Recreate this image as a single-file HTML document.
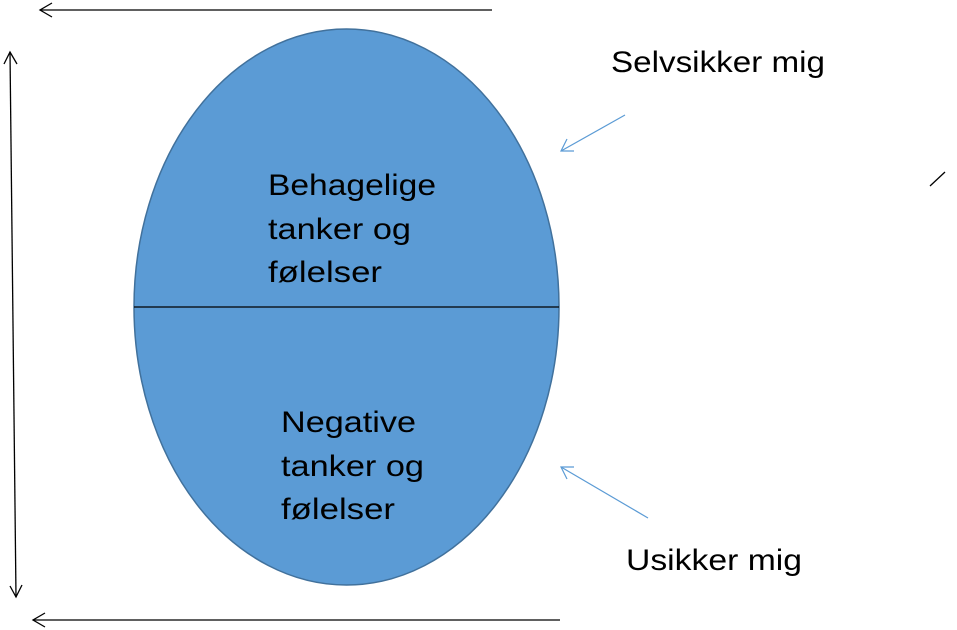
<!DOCTYPE html><html><head><style>body{margin:0;background:#fff}svg{display:block}text{font-family:"Liberation Sans",sans-serif;font-size:30px;fill:#000}</style></head><body>
<svg width="957" height="630" viewBox="0 0 957 630">
<ellipse cx="346.5" cy="307" rx="212.5" ry="278" fill="#5b9bd5" stroke="#41719c" stroke-width="1.5"/>
<line x1="134" y1="307" x2="559" y2="307" stroke="#000" stroke-width="1.2"/>
<g stroke="#000" stroke-width="1.3" fill="none">
<line x1="492" y1="10" x2="40" y2="10"/><polyline points="52,3 40,10 52,17"/>
<line x1="560" y1="620" x2="33" y2="620"/><polyline points="45,613 33,620 45,627"/>
<line x1="10" y1="52" x2="16" y2="597"/><polyline points="4,64 10,52 17,64"/><polyline points="10,586 16,597 22,585"/>
<line x1="930" y1="186" x2="945" y2="172"/>
</g>
<g stroke="#5b9bd5" stroke-width="1.2" fill="none">
<line x1="625" y1="115" x2="561" y2="151"/><polyline points="567,139 561,151 574,151"/>
<line x1="648" y1="518" x2="561" y2="467"/><polyline points="574,467 561,467 567,479"/>
</g>
<text x="268" y="195" textLength="168" lengthAdjust="spacingAndGlyphs">Behagelige</text>
<text x="268" y="239" textLength="143" lengthAdjust="spacingAndGlyphs">tanker og</text>
<text x="268" y="282" textLength="114" lengthAdjust="spacingAndGlyphs">følelser</text>
<text x="281" y="432" textLength="135" lengthAdjust="spacingAndGlyphs">Negative</text>
<text x="281" y="476" textLength="143" lengthAdjust="spacingAndGlyphs">tanker og</text>
<text x="281" y="519" textLength="114" lengthAdjust="spacingAndGlyphs">følelser</text>
<text x="611" y="72" textLength="214" lengthAdjust="spacingAndGlyphs">Selvsikker mig</text>
<text x="626" y="570" textLength="176" lengthAdjust="spacingAndGlyphs">Usikker mig</text>
</svg></body></html>
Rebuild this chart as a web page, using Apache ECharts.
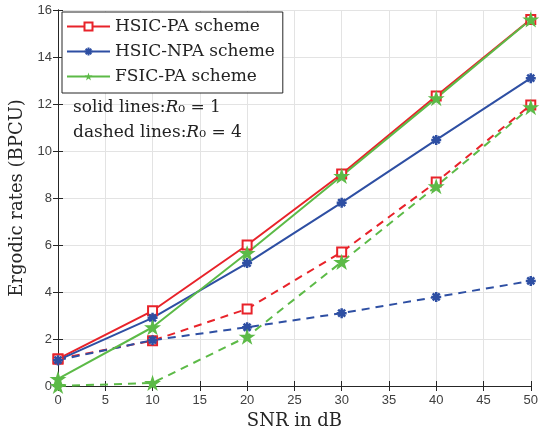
<!DOCTYPE html>
<html>
<head>
<meta charset="utf-8">
<script src="https://cdn.jsdelivr.net/npm/echarts@6/dist/echarts.min.js"></script>
<style>
html, body { margin: 0; padding: 0; background: #fff; }
#chart { width: 541px; height: 438px; }
</style>
</head>
<body>
<div id="chart"></div>
<script>
// SNR points (dB)
var snr = [0, 10, 20, 30, 40, 50];

// solid lines, R0 = 1
var hsicPA1  = [1.15, 3.2, 6.0, 9.02, 12.34, 15.6];
var hsicNPA1 = [1.1, 2.9, 5.23, 7.8, 10.47, 13.1];
var fsicPA1  = [0.3, 2.5, 5.66, 8.94, 12.25, 15.6];

// dashed lines, R0 = 4
var hsicPA4  = [1.15, 1.93, 3.28, 5.7, 8.68, 11.96];
var hsicNPA4 = [1.1, 1.95, 2.5, 3.1, 3.79, 4.47];
var fsicPA4  = [0.0, 0.13, 2.1, 5.28, 8.5, 11.87];

var names = ['HSIC-PA scheme', 'HSIC-NPA scheme', 'FSIC-PA scheme'];

var RED = '#e8232a', BLUE = '#2e4fa3', GREEN = '#5cba47';
var serif = '"DejaVu Serif", "Liberation Serif", serif';
var sans = '"Liberation Sans", Arial, sans-serif';

var starPath = 'path://M100,0 L122.34,69.26 L195.11,69.1 L136.14,111.74 L158.78,180.9 L100,138 L41.22,180.9 L63.86,111.74 L4.89,69.1 L77.66,69.26 Z';
var astPath = 'path://M0,10 L20,10 M10,0 L10,20 M3,3 L17,17 M17,3 L3,17';

function pairs(ys) {
    return snr.map(function (x, i) { return [x, ys[i]]; });
}

function mk(name, ys, color, dashed, kind) {
    var s = {
        name: name,
        type: 'line',
        data: pairs(ys),
        lineStyle: { color: color, width: 2, type: dashed ? [8, 6] : 'solid' },
        itemStyle: { color: color },
        symbolKeepAspect: true,
        z: dashed ? 2 : 3,
        animation: false
    };
    if (kind === 'sq') {
        s.symbol = 'rect';
        s.symbolSize = 9;
        s.itemStyle = { color: '#fff', borderColor: color, borderWidth: 2 };
    } else if (kind === 'ast') {
        s.symbol = astPath;
        s.symbolSize = 10;
        s.itemStyle = { color: color, borderColor: color, borderWidth: 2.5 };
    } else {
        s.symbol = starPath;
        s.symbolSize = 17;
        s.itemStyle = { color: color };
    }
    return s;
}

var richR = {
    n: { fontFamily: serif, fontSize: 17, fill: '#222' },
    i: { fontFamily: serif, fontSize: 17, fontStyle: 'italic', fill: '#222' }
};

var chart = echarts.init(document.getElementById('chart'));
chart.setOption({
    animation: false,
    grid: { left: 57, right: 2, top: 10, bottom: 52 },
    legend: {
        data: names,
        orient: 'vertical',
        left: 62,
        top: 12,
        padding: [6, 8, 8, 4],
        itemWidth: 43,
        itemHeight: 10,
        itemGap: 8,
        backgroundColor: '#fff',
        borderColor: '#262626',
        borderWidth: 1,
        textStyle: { fontFamily: serif, fontSize: 17, color: '#222' }
    },
    graphic: [
        {
            type: 'text', left: 73, top: 99, z: 10,
            style: { text: '{n|solid lines:}{i|R}{n|₀ = 1}', rich: richR }
        },
        {
            type: 'text', left: 73, top: 124, z: 10,
            style: { text: '{n|dashed lines:}{i|R}{n|₀ = 4}', rich: richR }
        }
    ],
    xAxis: [
        {
            type: 'value', min: 0, max: 50, interval: 5,
            name: 'SNR in dB', nameLocation: 'middle', nameGap: 22,
            nameTextStyle: { fontFamily: serif, fontSize: 18, color: '#262626' },
            axisLine: { lineStyle: { color: '#262626', width: 1 } },
            axisTick: { inside: true, length: 5, lineStyle: { color: '#262626' } },
            axisLabel: { fontFamily: sans, fontSize: 13, color: '#404040', margin: 8 },
            splitLine: { show: true, lineStyle: { color: '#e3e3e3' } }
        },
        {
            type: 'value', min: 0, max: 50, interval: 5, position: 'top',
            axisLine: { lineStyle: { color: '#262626', width: 1 } },
            axisTick: { inside: true, length: 5, lineStyle: { color: '#262626' } },
            axisLabel: { show: false },
            splitLine: { show: false }
        }
    ],
    yAxis: [
        {
            type: 'value', min: 0, max: 16, interval: 2,
            name: 'Ergodic rates (BPCU)', nameLocation: 'middle', nameGap: 32,
            nameTextStyle: { fontFamily: serif, fontSize: 18, color: '#262626' },
            axisLine: { show: true, lineStyle: { color: '#262626', width: 1 } },
            axisTick: { show: true, inside: true, length: 5, lineStyle: { color: '#262626' } },
            axisLabel: { fontFamily: sans, fontSize: 13, color: '#404040', margin: 6 },
            splitLine: { show: true, lineStyle: { color: '#e3e3e3' } }
        },
        {
            type: 'value', min: 0, max: 16, interval: 2, position: 'right',
            axisLine: { show: true, lineStyle: { color: '#262626', width: 1 } },
            axisTick: { show: true, inside: true, length: 5, lineStyle: { color: '#262626' } },
            axisLabel: { show: false },
            splitLine: { show: false }
        }
    ],
    series: [
        mk(names[0], hsicPA1, RED, false, 'sq'),
        mk(names[1], hsicNPA1, BLUE, false, 'ast'),
        mk(names[2], fsicPA1, GREEN, false, 'star'),
        mk(names[0], hsicPA4, RED, true, 'sq'),
        mk(names[1], hsicNPA4, BLUE, true, 'ast'),
        mk(names[2], fsicPA4, GREEN, true, 'star')
    ]
});
</script>
</body>
</html>
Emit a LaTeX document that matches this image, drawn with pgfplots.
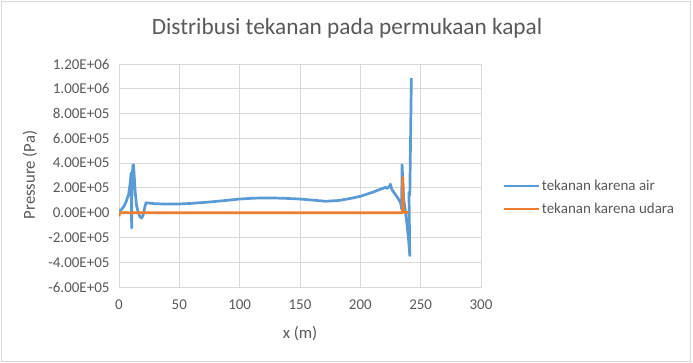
\documentclass[border=0pt]{standalone}
\usepackage{fontspec}
\setmainfont{Carlito}
\usepackage{pgfplots}
\pgfplotsset{compat=1.18}
\definecolor{xblue}{HTML}{5B9BD5}
\definecolor{xorange}{HTML}{ED7D31}
\definecolor{xgrid}{HTML}{D9D9D9}
\definecolor{xtext}{HTML}{595959}
\begin{document}
\begin{tikzpicture}[x=1pt,y=1pt]
\useasboundingbox (0,0) rectangle (693,363);
\draw[xgrid, line width=0.8pt] (1,1.5) rectangle (690,361.5);
\node[text=xtext, font=\fontsize{23.3}{28}\selectfont] at (347,335) {Distribusi tekanan pada permukaan kapal};
\node[text=xtext, font=\fontsize{16.7}{20}\selectfont, rotate=90] at (30,188) {Pressure (Pa)};
\node[text=xtext, font=\fontsize{16.7}{20}\selectfont] at (300,29) {x (m)};
\begin{axis}[
  at={(119pt,76pt)}, anchor=south west,
  scale only axis, width=362pt, height=223pt,
  xmin=0, xmax=300, ymin=-600000, ymax=1200000,
  xtick={0,50,100,150,200,250,300},
  ytick={-600000,-400000,-200000,0,200000,400000,600000,800000,1000000,1200000},
  yticklabels={-6.00E+05,-4.00E+05,-2.00E+05,0.00E+00,2.00E+05,4.00E+05,6.00E+05,8.00E+05,1.00E+06,1.20E+06},
  scaled y ticks=false,
  grid=major, major grid style={xgrid, line width=0.8pt},
  axis line style={xgrid, line width=0.8pt},
  tick style={draw=none},
  ticklabel style={font=\fontsize{15}{18}\selectfont, text=xtext},
  yticklabel style={xshift=-6pt},
  xticklabel style={yshift=-9pt},
  /pgf/number format/assume math mode=true,
  legend cell align=left,
  legend image code/.code={\draw[#1] (0pt,0pt) -- (35pt,0pt);},
  legend style={draw=none, fill=none, inner sep=0pt, at={(1.058,0.401)}, anchor=west,
    nodes={inner sep=2pt, font=\fontsize{15}{18}\selectfont, text=xtext}, row sep=7pt},
]
\addplot[xblue, line width=2.7pt, line join=round] coordinates {
(0,10000) (2,25000) (4,50000) (6,90000) (8,150000) (9.3,240000) (10,320000)
(10.5,-124000) (10.8,280000) (11.5,380000) (12,387000) (12.6,300000)
(13.5,160000) (14.5,60000) (16,0) (17.5,-35000) (18.8,-43000) (20,-20000)
(21.5,50000) (22.4,80000) (25,77000) (30,72000) (40,69000) (50,70000)
(60,75000) (75,86000) (90,100000) (100,110000) (112,117000) (125,119000)
(137,116000) (150,110000) (162,100000) (171,92000) (182,98000) (193,117000)
(200,132000) (210,164000) (218,194000) (221,205000) (222,195000) (224,210000)
(225,230000) (226,190000) (228,160000) (231,120000) (233.4,78000) (234.2,30000)
(234.6,387000) (235.2,250000) (236,100000) (237,40000) (238.5,-80000)
(240,-220000) (241,-347000) (240.3,165000) (241,140000) (242.3,1087000)
};
\addlegendentry{tekanan karena air}
\addplot[xorange, line width=2.7pt, line join=round] coordinates {
(0,-30000) (0.5,0) (100,0) (200,0) (235,0) (235.2,285000) (235.6,5000) (239.7,0)
};
\addlegendentry{tekanan karena udara}
\end{axis}
\end{tikzpicture}
\end{document}
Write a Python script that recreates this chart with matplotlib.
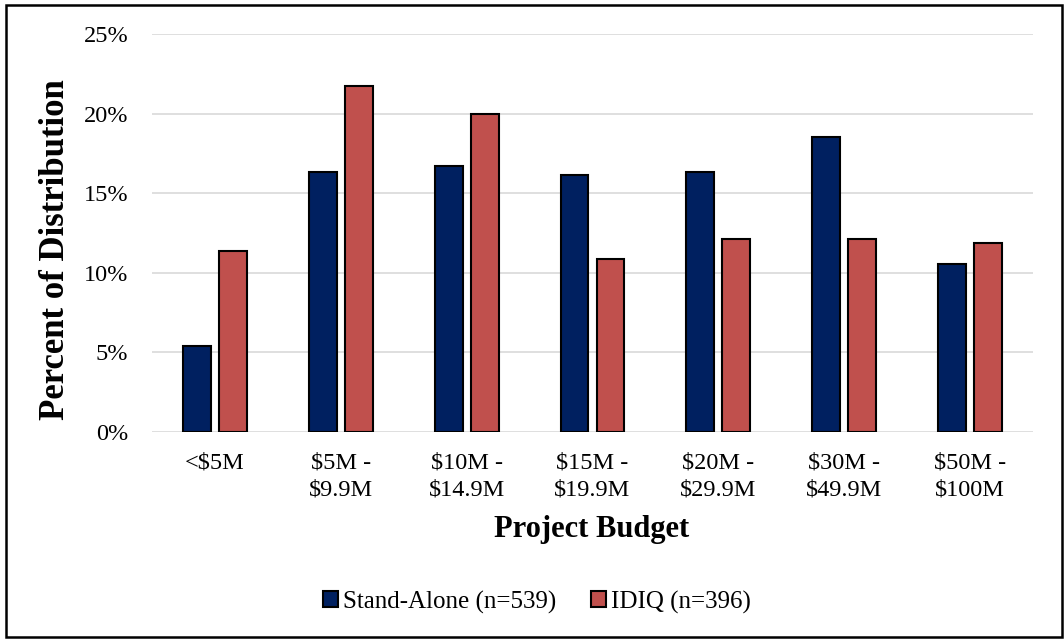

§ **EXERCISE GOAL**
Give again, word for word, every line from the top of the data above to the line holding "</svg></body></html>", inclusive, with the pictures left out.

§ **CORRECT ANSWER**
Recreate this image as a single-file HTML document.
<!DOCTYPE html><html><head><style>body{margin:0;background:#fff}svg{display:block}text{font-family:"Liberation Sans",sans-serif;font-size:30px;fill:#000}</style></head><body>
<svg width="957" height="630" viewBox="0 0 957 630">
<ellipse cx="346.5" cy="307" rx="212.5" ry="278" fill="#5b9bd5" stroke="#41719c" stroke-width="1.5"/>
<line x1="134" y1="307" x2="559" y2="307" stroke="#000" stroke-width="1.2"/>
<g stroke="#000" stroke-width="1.3" fill="none">
<line x1="492" y1="10" x2="40" y2="10"/><polyline points="52,3 40,10 52,17"/>
<line x1="560" y1="620" x2="33" y2="620"/><polyline points="45,613 33,620 45,627"/>
<line x1="10" y1="52" x2="16" y2="597"/><polyline points="4,64 10,52 17,64"/><polyline points="10,586 16,597 22,585"/>
<line x1="930" y1="186" x2="945" y2="172"/>
</g>
<g stroke="#5b9bd5" stroke-width="1.2" fill="none">
<line x1="625" y1="115" x2="561" y2="151"/><polyline points="567,139 561,151 574,151"/>
<line x1="648" y1="518" x2="561" y2="467"/><polyline points="574,467 561,467 567,479"/>
</g>
<text x="268" y="195" textLength="168" lengthAdjust="spacingAndGlyphs">Behagelige</text>
<text x="268" y="239" textLength="143" lengthAdjust="spacingAndGlyphs">tanker og</text>
<text x="268" y="282" textLength="114" lengthAdjust="spacingAndGlyphs">følelser</text>
<text x="281" y="432" textLength="135" lengthAdjust="spacingAndGlyphs">Negative</text>
<text x="281" y="476" textLength="143" lengthAdjust="spacingAndGlyphs">tanker og</text>
<text x="281" y="519" textLength="114" lengthAdjust="spacingAndGlyphs">følelser</text>
<text x="611" y="72" textLength="214" lengthAdjust="spacingAndGlyphs">Selvsikker mig</text>
<text x="626" y="570" textLength="176" lengthAdjust="spacingAndGlyphs">Usikker mig</text>
</svg></body></html>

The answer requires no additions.